Despite the popularity of private labeling as a topic in the marketplaces market, few companies have been able to scale it to the $100 million a year level and beyond. There are many reasons for this, access to capital being one of them, but the key challenge is being able to find new ideas. Many have found one or two great products, but few have been able to build a repeatable process to keep launching new products.
In the 2013 story in the Fast Company magazine by Jason Feifer titled “The Amazon Whisperer”, he describes a company using the web as the source of ideas for their own products. They have assembled a team scouring the web, including Amazon, learning about all the features people wish a product had, and then hiring a manufacturer, often in China, to make the desired version.
“He has an entire team of people who read reviews on Amazon, looking for moments when people say, “I wish this speaker were rechargeable.” Pikarski then makes a rechargeable version. Hipe exists, in essence, because enough people think like me. It’s a profitable trick: C&A Marketing does “in the nine figures” in sales every year, Pikarski says, and grows at about 30% annually.”
Hipe is one of their product lines. The brilliance in this model is that they make new products with proven demand, instead of postulating on what customers might want. And even if the product is a flop, the risk to reward ratio is big enough to be worth it. There is always new product ideas to try.
Yet their approach can be taken even further - by automating the discovery of product flaws they currently do by hand. We think the most interesting sellers right now are the ones investing heavily into artificial intelligence. By building advanced data analytics and forecasting tools, these companies are able to process millions of possible ideas. Often the data source is the massive Amazon’s catalog, providing billions of reviews with ratings, and sales rank information.
Amazon, of course, also has this data, even more than anyone else, and using it to build Amazon Basics. But we think that among the millions of sellers there is going to be a few to do it better than Amazon itself.
For the last couple of years the leading marketplace sellers were using software to scale retail arbitrage. Pharmapacks for example calls their system the “Master Brain.” It is somewhat know how to automate retail arbitrage since it is a self-contained supply and demand problem, but the future is going to be the ones to figure out how to build a master brain for new products. Which also includes managing products once they are launched, including ads.
Stitch Fix, a San Franscisco-based e-commerce company, which sends customers boxes of preselected outfits, is leveraging artificial intelligence and staff stylists to learn what elements of style are popular. The proprietary algorithms developed by Stitch Fix allows them to analyze the data collected from their shoppers to learn which cuts, colors, and styles are the most attractive. The software then combines those elements into brand new designs. Guaranteed to be in demand.
Though Eric Colson, chief algorithms officer at Stitch Fix, said in an interview:
“Our business is getting relevant things into the hands of our customers. We couldn’t do this with machines alone. We couldn’t do this with humans alone. We’re just trying to get them to combine their powers.”

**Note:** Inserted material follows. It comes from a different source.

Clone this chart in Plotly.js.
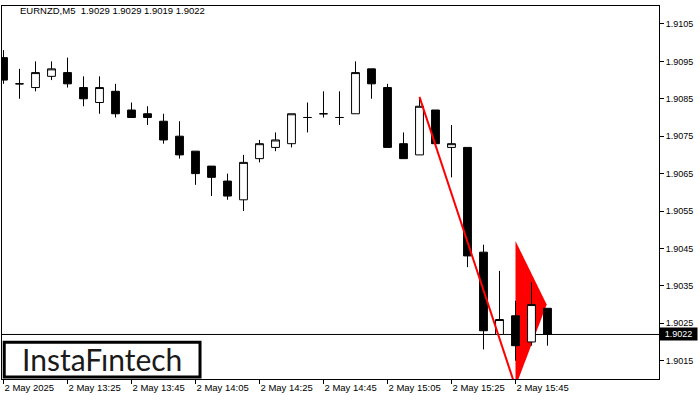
<!DOCTYPE html>
<html>
<head>
<meta charset="utf-8">
<script src="https://cdn.plot.ly/plotly-3.0.1.min.js"></script>
<style>html,body{margin:0;padding:0;background:#fff;}#chart{width:700px;height:400px;}</style>
</head>
<body>
<div id="chart"></div>
<script>
// ---- data (EURNZD, M5) ----
var candleTimes = ['13:05','13:10','13:15','13:20','13:25','13:30','13:35','13:40','13:45','13:50',
  '13:55','14:00','14:05','14:10','14:15','14:20','14:25','14:30','14:35','14:40',
  '14:45','14:50','14:55','15:00','15:05','15:10','15:15','15:20','15:25','15:30',
  '15:35','15:40','15:45','15:50','15:55'];
var openP  = [1.9096,1.9089,1.9088,1.9091,1.9092,1.9088,1.9084,1.9087,1.9082,1.9081,
  1.9079,1.9075,1.9071,1.9067,1.9063,1.9058,1.9069,1.9072,1.9073,1.9080,
  1.9081,1.9080,1.9081,1.9093,1.9088,1.9073,1.9070,1.9082,1.9072,1.9072,
  1.9044,1.9022,1.9027,1.9020,1.9029];
var highP  = [1.9098,1.9093,1.9095,1.9095,1.9096,1.9091,1.9091,1.9089,1.9084,1.9083,
  1.9081,1.9079,1.9071,1.9067,1.9065,1.9070,1.9074,1.9076,1.9081,1.9084,
  1.9087,1.9087,1.9095,1.9093,1.9089,1.9076,1.9085,1.9082,1.9078,1.9072,
  1.9046,1.9039,1.9031,1.9036,1.9029];
var lowP   = [1.9089,1.9085,1.9087,1.9090,1.9088,1.9083,1.9081,1.9080,1.9080,1.9078,
  1.9073,1.9069,1.9062,1.9059,1.9058,1.9055,1.9068,1.9071,1.9072,1.9076,
  1.9080,1.9078,1.9081,1.9085,1.9072,1.9069,1.9070,1.9073,1.9064,1.9040,
  1.9018,1.9022,1.9015,1.9019,1.9019];
var closeP = [1.9090,1.9089,1.9092,1.9093,1.9089,1.9085,1.9088,1.9081,1.9080,1.9080,
  1.9074,1.9070,1.9065,1.9064,1.9059,1.9068,1.9073,1.9074,1.9081,1.9080,
  1.9081,1.9080,1.9092,1.9089,1.9072,1.9069,1.9083,1.9073,1.9073,1.9043,
  1.9023,1.9026,1.9019,1.9030,1.9022];

var tickPositions = [0,4,8,12,16,20,24,28,32];
var tickLabels = ['2 May 2025','2 May 13:25','2 May 13:45','2 May 14:05','2 May 14:25',
  '2 May 14:45','2 May 15:05','2 May 15:25','2 May 15:45'];
var priceTicks = [1.9015,1.9025,1.9035,1.9045,1.9055,1.9065,1.9075,1.9085,1.9095,1.9105];

var currentPrice = [1.9022];
var poleX = [26, 32];
var poleY = [1.90855, 1.9008];
var pennantX = [32, 33.95, 32];
var pennantY = [1.9047, 1.9030, 1.9008];

var titleText = 'EURNZD,M5\u00a0\u00a01.9029 1.9029 1.9019 1.9022';
var logoText = 'InstaF\u0131ntech';

// ---- chart ----
var xIdx = candleTimes.map(function(_, i){ return i; });

var pennantPath = pennantX.map(function(x, i){
  return (i === 0 ? 'M ' : 'L ') + x + ',' + pennantY[i];
}).join(' ') + ' Z';

var traces = [
  {type:'candlestick', x:xIdx, open:openP, high:highP, low:lowP, close:closeP,
   increasing:{line:{color:'#000000', width:1}, fillcolor:'#ffffff'},
   decreasing:{line:{color:'#000000', width:1}, fillcolor:'#000000'},
   whiskerwidth:0, hoverinfo:'skip', showlegend:false},
  {type:'scatter', mode:'lines', x:poleX, y:poleY,
   line:{color:'#ff0000', width:2}, hoverinfo:'skip', showlegend:false}
];

var font = 'Liberation Sans, Arial, sans-serif';
var layout = {
  width:700, height:400,
  margin:{l:2, r:41, t:6, b:21, pad:0},
  paper_bgcolor:'#ffffff', plot_bgcolor:'#ffffff',
  showlegend:false,
  xaxis:{range:[-0.094, 40.97], showgrid:false, zeroline:false,
    showline:true, mirror:true, linecolor:'#000', linewidth:1,
    ticks:'outside', ticklen:4, tickcolor:'#000', tickwidth:1,
    tickmode:'array', tickvals:tickPositions, ticktext:tickLabels,
    ticklabelposition:'outside right',
    tickfont:{family:font, size:9.5, color:'#000'},
    rangeslider:{visible:false}, fixedrange:true},
  yaxis:{range:[1.90101, 1.91098], side:'right', showgrid:false, zeroline:false,
    showline:true, mirror:true, linecolor:'#000', linewidth:1,
    ticks:'outside', ticklen:4, tickcolor:'#000', tickwidth:1,
    tickmode:'array', tickvals:priceTicks, tickformat:'.4f',
    tickfont:{family:font, size:9, color:'#000'}, fixedrange:true},
  shapes:[
    {type:'path', xref:'x', yref:'y', path:pennantPath,
     fillcolor:'#ff0000', line:{color:'#ff0000', width:0}, layer:'below'},
    {type:'line', xref:'paper', x0:0, x1:1, yref:'y', y0:currentPrice[0], y1:currentPrice[0],
     line:{color:'#000', width:1}, layer:'below'},
    {type:'rect', xref:'paper', yref:'paper', x0:0.0034, x1:0.3014, y0:0.0054, y1:0.0983,
     line:{color:'#000', width:3}, fillcolor:'#ffffff', layer:'above'}
  ],
  annotations:[
    {xref:'paper', yref:'paper', x:0.0244, y:0.987, xanchor:'left', yanchor:'middle',
     text:titleText, showarrow:false, font:{family:font, size:9.5, color:'#000'}},
    {xref:'paper', yref:'paper', x:0.1518, y:0.0523, xanchor:'center', yanchor:'middle',
     text:logoText, showarrow:false, font:{family:'Lato, Open Sans, sans-serif', size:30, color:'#1a1a1a'}},
    {xref:'paper', yref:'y', x:1, y:currentPrice[0], xanchor:'left', yanchor:'middle',
     text:currentPrice[0].toFixed(4), showarrow:false, bgcolor:'#000', borderpad:1,
     width:35, font:{family:font, size:9, color:'#fff'}}
  ]
};

Plotly.newPlot('chart', traces, layout, {staticPlot:true, displayModeBar:false});
</script>
</body>
</html>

He has also said that those automated designs are “not even 1%” of their business, but they are expanding.
What’s interesting about this approach to building products is that it it’s not how companies built products for centuries before. Gone is the concept of a products line, a single product is enough. Gone sometimes is even the notion of a brand, customers buy based on features. Gone is guessing what people want, Amazon and other marketplaces are testbeds for ideas. This is a completely different approach to product creation, and thus existing brands are unlikely to be able to adopt, creating a huge opportunity in the market.